The AISC ad hoc task group “is looking at more than the Metropolitan Transportation Commission's peer review panel report,” says Charlie Carter, AISC’s president. “There are other issues” under the lens, including the design detail, he adds.

The 1.2-million-sq-ft bus depot, owned by the Transbay Joint Powers Authority, reopened last July 1, after a nine-month closure that included repairs to the girders’ bottom flanges, which fractured in 2018. The area's Metropolitan Transportation Commission (MTC) convened the independent panel soon after the September 2018 discovery of bottom-flange fractures in twin tapered girders over Fremont Street. The 4.5-block-long building, designed by Pelli Clarke Pelli Architects with structural engineer Thornton Tomasetti, had been open for less than two months.

MTC Panel Recommendations

The MTC panel, which released its final report in late February, recommended, among other things, that AISC reevaluate the standard quarter-down sampling location for thick-plate quality testing for fracture toughness and the number of test samples required. Also, the group is asking AISC to clarify the definition of weld access hole, reconsider the adequacy of grinding requirements and develop a risk-assessment approach to evaluate brittle-fracture conditions.

The AISC group, convened shortly after MTC issued its report, is considering standards, materials, design and fabrication. The group also is exploring the transit center failures in the context of the principles and practices that have been learned from past research and experiences with fractures, says Lawrence F. Kruth, AISC’s vice president of engineering and research.

Each of the girders, fabricated by Herrick Corp., spans about 87 ft to help support a rooftop park directly above and pick up a second-floor bus deck below. Each girder picks up the bus deck via a hanger plate that thickens the web at its 8-ft-deep midspan and slots through the bottom flange, a shallow V in profile. A pair of nearly identical girders span First Street nearby. Their bottom flanges did not fracture.

Duane Miller, of Lincoln Electric, is the chair of the AISC group, which is working pro bono. Other members are Rob Connor, from Purdue University; Jim Fisher, a past chair of the AISC specification committee; Chris Hewitt of Simpson Gumpertz & Heger; Larry Muir, a consultant; Tom Murray, of Virginia Tech, Tom Schlafly, representing AISC, Jim Schoen, of Nucor-Yamato Steel and AISC's Eric Bolin, the group's secretary.

Hanger Slots Through Bottom Flange

The AISC probe will consider the design of the hanger detail that thickens the web and slots through the bottom flange. “Is it similar to other details or does it introduce something new?” Carter asks. “There’s another [fracture] case in a project in Connecticut,” with a similar girder design detail by the same structural engineer, but with a different fabricator, he adds.

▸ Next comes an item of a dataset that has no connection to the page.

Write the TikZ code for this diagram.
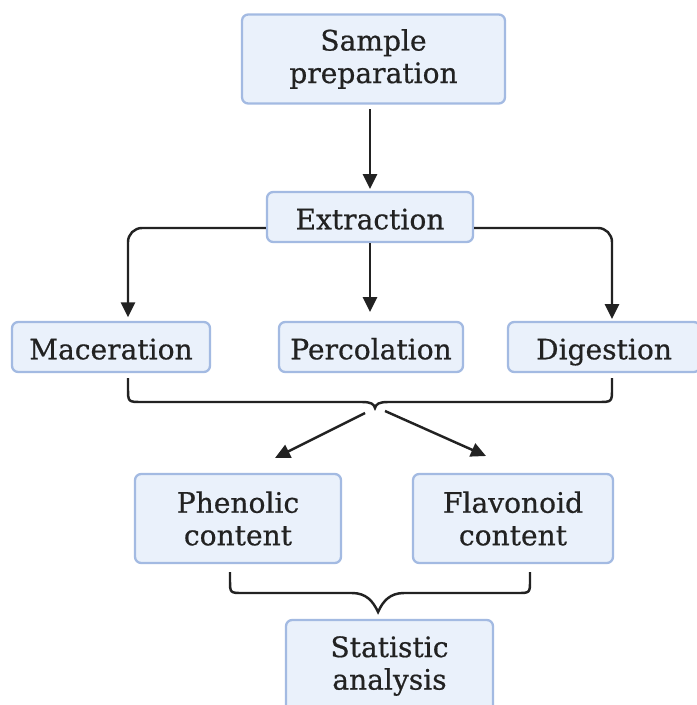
\documentclass[tikz,border=0pt]{standalone}
\usepackage{fontspec}
\setmainfont{DejaVu Serif}[FakeBold=0.6]
\usetikzlibrary{arrows.meta}
\definecolor{boxfill}{HTML}{EAF1FB}
\definecolor{boxline}{HTML}{A3BAE2}
\definecolor{ink}{HTML}{222222}
\begin{document}
\begin{tikzpicture}[
  x=0.02cm, y=-0.02cm,
  font=\fontsize{16}{18.5}\selectfont,
  stage/.style={
    rectangle, rounded corners=3.5pt, draw=boxline, fill=boxfill,
    line width=1.3pt, align=center, inner sep=2pt, text=ink
  },
  single/.style={stage, minimum height=1.0cm, text height=17.5pt, text depth=3.5pt},
  double/.style={stage, minimum height=1.78cm},
  arrow/.style={-{Triangle[length=3mm, width=2.8mm]}, ink, line width=1.4pt},
  brace/.style={ink, line width=1.4pt},
]
\useasboundingbox (0,0) rectangle (696,705);

% Top of the flow
\node[double, minimum width=5.26cm] (prep) at (373.5, 59) {Sample\\preparation};
\node[single, minimum width=4.12cm] (extract) at (370, 217) {Extraction};

% Three extraction methods
\node[single, minimum width=3.96cm] (macer) at (111, 347) {Maceration};
\node[single, minimum width=3.68cm] (percol) at (371, 347) {Percolation};
\node[single, minimum width=3.84cm] (digest) at (604, 347) {Digestion};

% Assays and analysis
\node[double, minimum width=4.12cm] (phenol) at (238, 518.5) {Phenolic\\content};
\node[double, minimum width=4.0cm] (flavon) at (513, 518.5) {Flavonoid\\content};
\node[double, minimum width=4.14cm, minimum height=1.84cm] (stats) at (389.5, 666) {Statistic\\analysis};

% Arrows out of the first two steps
\draw[arrow, shorten <=2.5pt, shorten >=1pt] (extract.north |- prep.south) -- (extract.north);
\draw[arrow, rounded corners=8pt, shorten >=2pt] ([yshift=-0.22cm]extract.west) -| ([xshift=0.34cm]macer.north);
\draw[arrow, shorten >=5pt] (extract.south) -- (extract.south |- percol.north);
\draw[arrow, rounded corners=8pt, shorten >=1pt] ([yshift=-0.22cm]extract.east) -| ([xshift=0.16cm]digest.north);

% Brace under the methods
\coordinate (fork) at (375, 408);
\draw[brace] (128,378) -- (128,388) .. controls (128,402) .. (142,402) -- (362,402)
  .. controls (371,402) and (374,404) .. (fork)
  .. controls (376,404) and (379,402) .. (388,402) -- (598,402)
  .. controls (612,402) .. (612,388) -- (612,378);
\coordinate (phenTip) at (275, 458);
\coordinate (flavTip) at (486, 456);
\draw[arrow] (365, 413) -- (phenTip);
\draw[arrow] (385, 411) -- (flavTip);

% Brace under the assays
\coordinate (join) at (378, 612);
\draw[brace] (230,572) -- (230,580) .. controls (230,593) .. (243,593) -- (352,593)
  .. controls (366,593) and (373,601) .. (join)
  .. controls (383,601) and (390,593) .. (404,593) -- (517,593)
  .. controls (530,593) .. (530,580) -- (530,572);

\end{tikzpicture}
\end{document}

The Connecticut project is the 1-million-sq-ft SoNo Collection, a shopping mall in the South Norwalk neighborhood of Norwalk. The three-level enclosed mall development by Brookfield Properties includes an eight-level parking structure, with 3,040 spaces.

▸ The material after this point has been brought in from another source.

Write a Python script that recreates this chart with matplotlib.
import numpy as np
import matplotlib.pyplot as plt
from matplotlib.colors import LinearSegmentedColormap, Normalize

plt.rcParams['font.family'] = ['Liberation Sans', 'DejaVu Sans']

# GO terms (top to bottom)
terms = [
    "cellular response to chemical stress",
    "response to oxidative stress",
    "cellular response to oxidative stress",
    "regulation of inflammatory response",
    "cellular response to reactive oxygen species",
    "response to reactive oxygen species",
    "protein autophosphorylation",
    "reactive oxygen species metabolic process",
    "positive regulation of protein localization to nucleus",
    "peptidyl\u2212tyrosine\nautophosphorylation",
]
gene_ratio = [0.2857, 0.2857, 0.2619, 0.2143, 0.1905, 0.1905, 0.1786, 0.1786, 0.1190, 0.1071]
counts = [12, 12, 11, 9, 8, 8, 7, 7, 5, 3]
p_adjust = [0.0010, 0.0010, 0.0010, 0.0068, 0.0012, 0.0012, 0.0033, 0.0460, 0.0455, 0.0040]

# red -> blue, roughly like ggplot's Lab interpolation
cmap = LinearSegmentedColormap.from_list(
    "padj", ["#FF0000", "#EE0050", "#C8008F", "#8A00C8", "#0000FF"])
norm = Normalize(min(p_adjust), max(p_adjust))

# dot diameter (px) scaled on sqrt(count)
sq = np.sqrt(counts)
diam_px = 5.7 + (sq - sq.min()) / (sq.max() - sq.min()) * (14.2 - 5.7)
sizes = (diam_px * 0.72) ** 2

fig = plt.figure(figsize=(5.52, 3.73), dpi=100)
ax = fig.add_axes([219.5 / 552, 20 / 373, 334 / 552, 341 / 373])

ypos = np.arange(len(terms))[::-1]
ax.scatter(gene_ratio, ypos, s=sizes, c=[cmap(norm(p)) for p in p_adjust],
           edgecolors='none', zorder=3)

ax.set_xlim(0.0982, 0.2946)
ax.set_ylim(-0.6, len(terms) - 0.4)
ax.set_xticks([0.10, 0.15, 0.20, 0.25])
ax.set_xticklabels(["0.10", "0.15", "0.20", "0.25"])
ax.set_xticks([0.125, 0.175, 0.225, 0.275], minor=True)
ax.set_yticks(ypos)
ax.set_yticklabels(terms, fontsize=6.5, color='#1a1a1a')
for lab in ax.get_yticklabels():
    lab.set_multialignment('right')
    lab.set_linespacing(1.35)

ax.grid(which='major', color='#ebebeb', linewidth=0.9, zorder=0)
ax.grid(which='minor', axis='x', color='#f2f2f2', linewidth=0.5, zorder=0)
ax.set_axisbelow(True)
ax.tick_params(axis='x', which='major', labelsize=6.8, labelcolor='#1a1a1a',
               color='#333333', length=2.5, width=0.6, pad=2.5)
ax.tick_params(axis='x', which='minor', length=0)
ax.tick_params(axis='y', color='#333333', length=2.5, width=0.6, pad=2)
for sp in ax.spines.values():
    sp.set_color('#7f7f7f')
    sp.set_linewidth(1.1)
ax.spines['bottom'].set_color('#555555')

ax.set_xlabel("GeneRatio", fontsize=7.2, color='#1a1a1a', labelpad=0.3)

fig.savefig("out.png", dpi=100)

Construction by the VCC/KBE, a Joint Venture, started in late 2017. The mall, currently closed because of the COVID-19 pandemic, opened last Oct. 11. The architect is CallisonRTKL, Washington, D.C. The structural engineer is Thornton Tomasetti. The steel fabricator is United Steel Inc., East Hartford, Conn.

Details Not Available

Details of the mall’s girder system and the failure or failures are not available. “Due to provisions in the agreements between the owner and VCC/KBE, a Joint Venture, and our subcontractors, we are unable to release any information regarding the project or property,” says Jonelle Lawhorn, director of marketing for KBE Building Corp., Farmington, Conn.

Michael J. Squarzini, co-CEO of Thornton Tomasetti, also declines comment other than to say he has “confirmed with our client, Brookfield, that they do not want us discussing any aspects of their project in the press.”

United Steel could not be reached for comment.

At this time, with the task group’s work just getting underway, AISC does not have any details of the mall’s girder system. The group has met twice, including most recently virtually on April 27, and it expects to meet at least monthly.

The plan is to determine whether there should be any changes to AISC’s 360 Specification for Structural Steel Buildings, Steel Construction Manual and, if deemed necessary, the Code of Standard Practice, says Kruth.

The task group is scheduled to complete a technical bulletin by the end of 2022.  The publication will contain guidance on how to proceed to avoid similar fractures.

The bulletin will be “useful to the engineering profession and the fabrication community,” says Kruth. “Longer-term, it also will be relevant to our standards and other technical information.”